Thursday, February 26, 2009

"Oldest English Words" Identified

I stumbled across this piece in the BBC website that discusses a computer-enabled mathematical model that analyses the rate of change of words in English and related languages. It appears to be me that this is a new application of glottochronology , a technique that has been around for quite a while.

The researchers at Reading University in the UK, claim "I", "we", "two" and "three" are among the most ancient English words. They also say that they can use their model to predict when words will drop out of the language, and list "squeeze", "guts", "stick" and "bad" as probable early casualties.

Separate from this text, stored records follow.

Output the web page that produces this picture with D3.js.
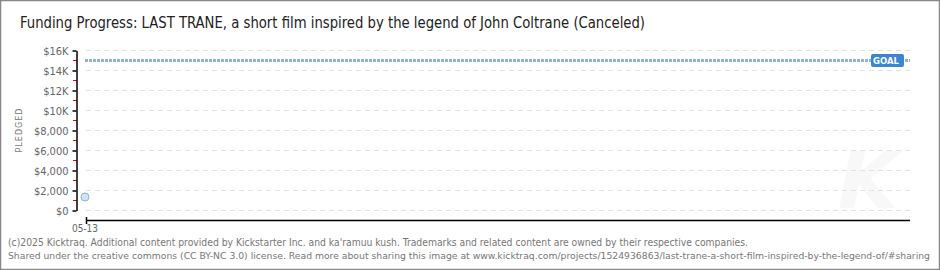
<!DOCTYPE html>
<html>
<head>
<meta charset="utf-8">
<script src="https://cdn.jsdelivr.net/npm/d3@7"></script>
<style>
body { margin: 0; background: #fff; }
svg { display: block; }
</style>
</head>
<body>
<div id="chart"></div>
<script>
var title = "Funding Progress: LAST TRANE, a short film inspired by the legend of John Coltrane (Canceled)";
var dates = ["05-13"];
var pledged = [1300];
var goal = 15000;
var yTicks = [0, 2000, 4000, 6000, 8000, 10000, 12000, 14000, 16000];
var yLabels = ["$0", "$2,000", "$4,000", "$6,000", "$8,000", "$10K", "$12K", "$14K", "$16K"];
var footer = [
    "(c)2025 Kicktraq. Additional content provided by Kickstarter Inc. and ka'ramuu kush. Trademarks and related content are owned by their respective companies.",
    "Shared under the creative commons (CC BY-NC 3.0) license. Read more about sharing this image at www.kicktraq.com/projects/1524936863/last-trane-a-short-film-inspired-by-the-legend-of/#sharing"
];
var footerLen = [740, 922];

var width = 940, height = 270;
var font = "'DejaVu Sans Condensed', 'Liberation Sans Narrow', sans-serif";

var svg = d3.select("#chart").append("svg")
    .attr("width", width)
    .attr("height", height);

svg.append("rect")
    .attr("x", 0.5).attr("y", 0.5)
    .attr("width", width - 1).attr("height", height - 1)
    .attr("fill", "#fff")
    .attr("stroke", "#888")
    .attr("stroke-width", 1.5);

svg.append("text")
    .attr("x", 20).attr("y", 28)
    .attr("font-family", font)
    .attr("font-size", 15)
    .attr("fill", "#222")
    .attr("textLength", 625)
    .attr("lengthAdjust", "spacingAndGlyphs")
    .text(title);

var y = d3.scaleLinear().domain([0, 16000]).range([210, 50]);
var x = d3.scalePoint().domain(dates).range([85, 85]);

// watermark K
svg.append("text")
    .attr("x", 868).attr("y", 208)
    .attr("font-family", "DejaVu Sans")
    .attr("font-style", "italic")
    .attr("font-weight", "bold")
    .attr("font-size", 78)
    .attr("fill", "#f8f8f8")
    .attr("text-anchor", "middle")
    .text("K");

// gridlines
svg.append("g")
    .selectAll("line")
    .data(yTicks)
    .enter()
    .append("line")
    .attr("x1", 86).attr("x2", 910)
    .attr("y1", function(d) { return y(d) + 0.5; })
    .attr("y2", function(d) { return y(d) + 0.5; })
    .attr("stroke", "#e2e2e2")
    .attr("stroke-dasharray", "5,4");

// minor red ticks
var minor = d3.range(1000, 16000, 2000);
svg.append("g")
    .selectAll("line")
    .data(minor)
    .enter()
    .append("line")
    .attr("x1", 73).attr("x2", 77)
    .attr("y1", function(d) { return y(d) + 0.5; })
    .attr("y2", function(d) { return y(d) + 0.5; })
    .attr("stroke", "#e00")
    .attr("stroke-width", 1);

// y axis
var yAxis = d3.axisLeft(y)
    .tickValues(yTicks)
    .tickFormat(function(d, i) { return yLabels[i]; })
    .tickSize(4)
    .tickSizeOuter(0);

var gy = svg.append("g")
    .attr("transform", "translate(76.5,0.5)")
    .call(yAxis);
gy.select(".domain").attr("stroke", "#000").attr("stroke-width", 1.5);
gy.selectAll(".tick line").attr("stroke", "#000").attr("stroke-width", 1.5);
gy.selectAll(".tick text")
    .attr("font-family", font)
    .attr("font-size", 11)
    .attr("fill", "#666")
    .attr("x", -8);

svg.append("text")
    .attr("transform", "translate(22,130) rotate(-90)")
    .attr("text-anchor", "middle")
    .attr("font-family", "DejaVu Sans")
    .attr("font-size", 8)
    .attr("letter-spacing", 1)
    .attr("fill", "#777")
    .text("PLEDGED");

// x axis
svg.append("line")
    .attr("x1", 86).attr("x2", 910)
    .attr("y1", 220.5).attr("y2", 220.5)
    .attr("stroke", "#000")
    .attr("stroke-width", 1.5);
svg.append("line")
    .attr("x1", 86.5).attr("x2", 86.5)
    .attr("y1", 217).attr("y2", 224)
    .attr("stroke", "#000")
    .attr("stroke-width", 1.5);

svg.append("g")
    .selectAll("text")
    .data(dates)
    .enter()
    .append("text")
    .attr("x", function(d) { return x(d); })
    .attr("y", 232)
    .attr("text-anchor", "middle")
    .attr("font-family", font)
    .attr("font-size", 10)
    .attr("fill", "#666")
    .text(function(d) { return d; });

// goal line
svg.append("line")
    .attr("x1", 85).attr("x2", 910)
    .attr("y1", y(goal) + 0.5).attr("y2", y(goal) + 0.5)
    .attr("stroke", "#8fb3da")
    .attr("stroke-width", 3)
    .attr("stroke-dasharray", "3,1");

svg.append("rect")
    .attr("x", 871).attr("y", y(goal) - 6)
    .attr("width", 33).attr("height", 13)
    .attr("rx", 2)
    .attr("fill", "#3b86d3");
svg.append("text")
    .attr("x", 886).attr("y", y(goal) + 4)
    .attr("text-anchor", "middle")
    .attr("font-family", "DejaVu Sans")
    .attr("font-weight", "bold")
    .attr("font-size", 8.5)
    .attr("fill", "#fff")
    .text("GOAL");

// pledged points
svg.append("g")
    .selectAll("circle")
    .data(pledged)
    .enter()
    .append("circle")
    .attr("cx", function(d, i) { return x(dates[i]); })
    .attr("cy", function(d) { return y(d); })
    .attr("r", 4)
    .attr("fill", "#cfe2f7")
    .attr("stroke", "#8fb3da")
    .attr("stroke-width", 1);

// footer
svg.append("g")
    .selectAll("text")
    .data(footer)
    .enter()
    .append("text")
    .attr("x", 8)
    .attr("y", function(d, i) { return 246 + i * 13; })
    .attr("font-family", font)
    .attr("font-size", function(d, i) { return i ? 9.5 : 10.5; })
    .attr("fill", "#777")
    .attr("textLength", function(d, i) { return footerLen[i]; })
    .attr("lengthAdjust", "spacingAndGlyphs")
    .text(function(d) { return d; });
</script>
</body>
</html>
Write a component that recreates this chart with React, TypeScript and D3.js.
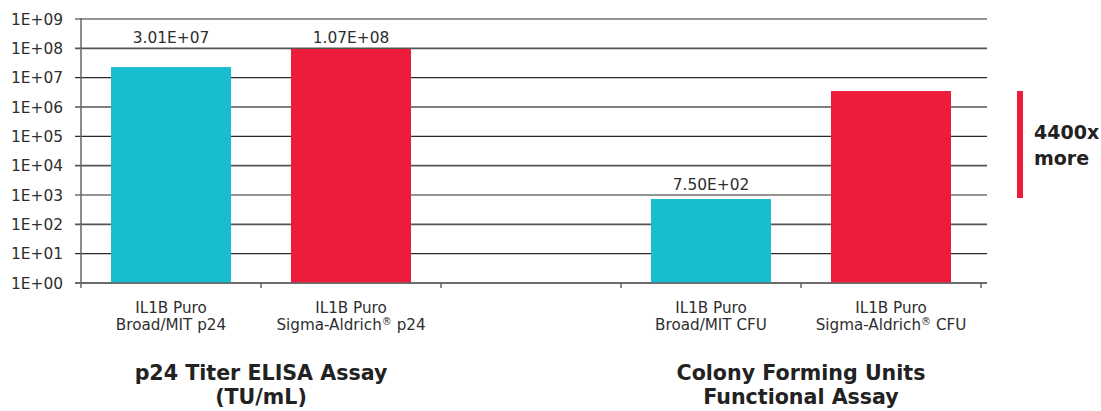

One intriguing feature of this model is an algorithm that allows you to build a phrasebook of common words between two periods of time:

"You type in a date in the past or in the future and it will give you a list of words that would have changed going back in time or will change going into the future," Professor Pagel told BBC News.

"From that list you can derive a phrasebook of words you could use if you tried to show up and talk to, for example, William the Conqueror."

That brought me up short. Doesn't this guy know William the Conqueror spoke French?


Peculiar said...

Whenever I read about glottochronology and Indo-European linguistics, it blows my mind that it can possibly qualify as science. The number of what-ifs would seem to add up to a very shaky structure indeed. But it has come through with some pretty striking instances of predictive power, and the whole thing really does seem to work, even though so many component lines of reasoning are questionable.

It sometimes seems to me that linguistics is in a state analogous to geology in the 19th Century. The theory is there, and we can learn a lot by applying it to the facts available. But unlike geology, where our data-gathering increased by orders of magnitude in a century, there's not much hope that we'll ever find significantly more ancient language data than we have now. Sure, maybe a linguistically interesting name of some Ostrogoth king might pop up, or a Central Asian oasis could yet yield a new form of Tocharian, but even that would remain a drop in the bucket of human speech. How much testing of hypotheses can you really do without access to new data? It's like doing geology in only one country: you can learn a lot in Scotland, but you're never going to get to plate techtonics.

Don't get me wrong, I do find this stuff worthwhile and fascinating. It's pretty damn cool that we can give plausible arguments that, say, Finno-Ugrian borrowed Indo-European words a couple millenia before anyone was writing in that neighborhood. But it's inevitable that there's a lot we'll never know, and therefore a lot we'll misunderstand. That's observational science for you, I guess, but it seems like you bump against the limits a lot faster in linguistics.

Reid Farmer said...

Very well said, Mr. P.

One of the other things that really bothered my about this article is the fact that this Pagel guy isn't even a linquist - he's a biologist. Maybe contributing to his Duke William gaffe.

therese said...

Not suprising Pagle is an evolutioary biologist- the techniques are similar between treebuilding for phylogenetic work and building language trees. One night when I was playing around online looking at language trees I came across a presentation on it where the first slide was "Why do we make tree" Answer: "If we don't the phylogeneticists will for us"

Peculiar: The application of predictive models using limited available data is basicly what systematics is. Be it asking questions about relatedness of languages or species you take a very limited amount of available data (say all the extant species in a group, assuming your lucky and can actually get all the species), feed it all into ModelTest which picks the best model (out of 54 i think it is) then you stick it in Mr. Bayes, wait anywhere from an hr to 30 days (model based analyses take forever even with supercomputers) until the results appear. From there you can predict not only relationships between taxa but also likely ancestral states of characters, which characters are homologous vs convergent, etc. The real science is being able to figure out what characters actually belong in the matrix i.e. are not likely to have evolved multiple unrelated times, are coded corectly, and have some sort of phylogenetic signal. The rest of the science comes later while trying to interpret the analyses. Typically when its all done youve got 10 different analyses all with slightly differnt clades. Figuring out what to do there is where the fun begins...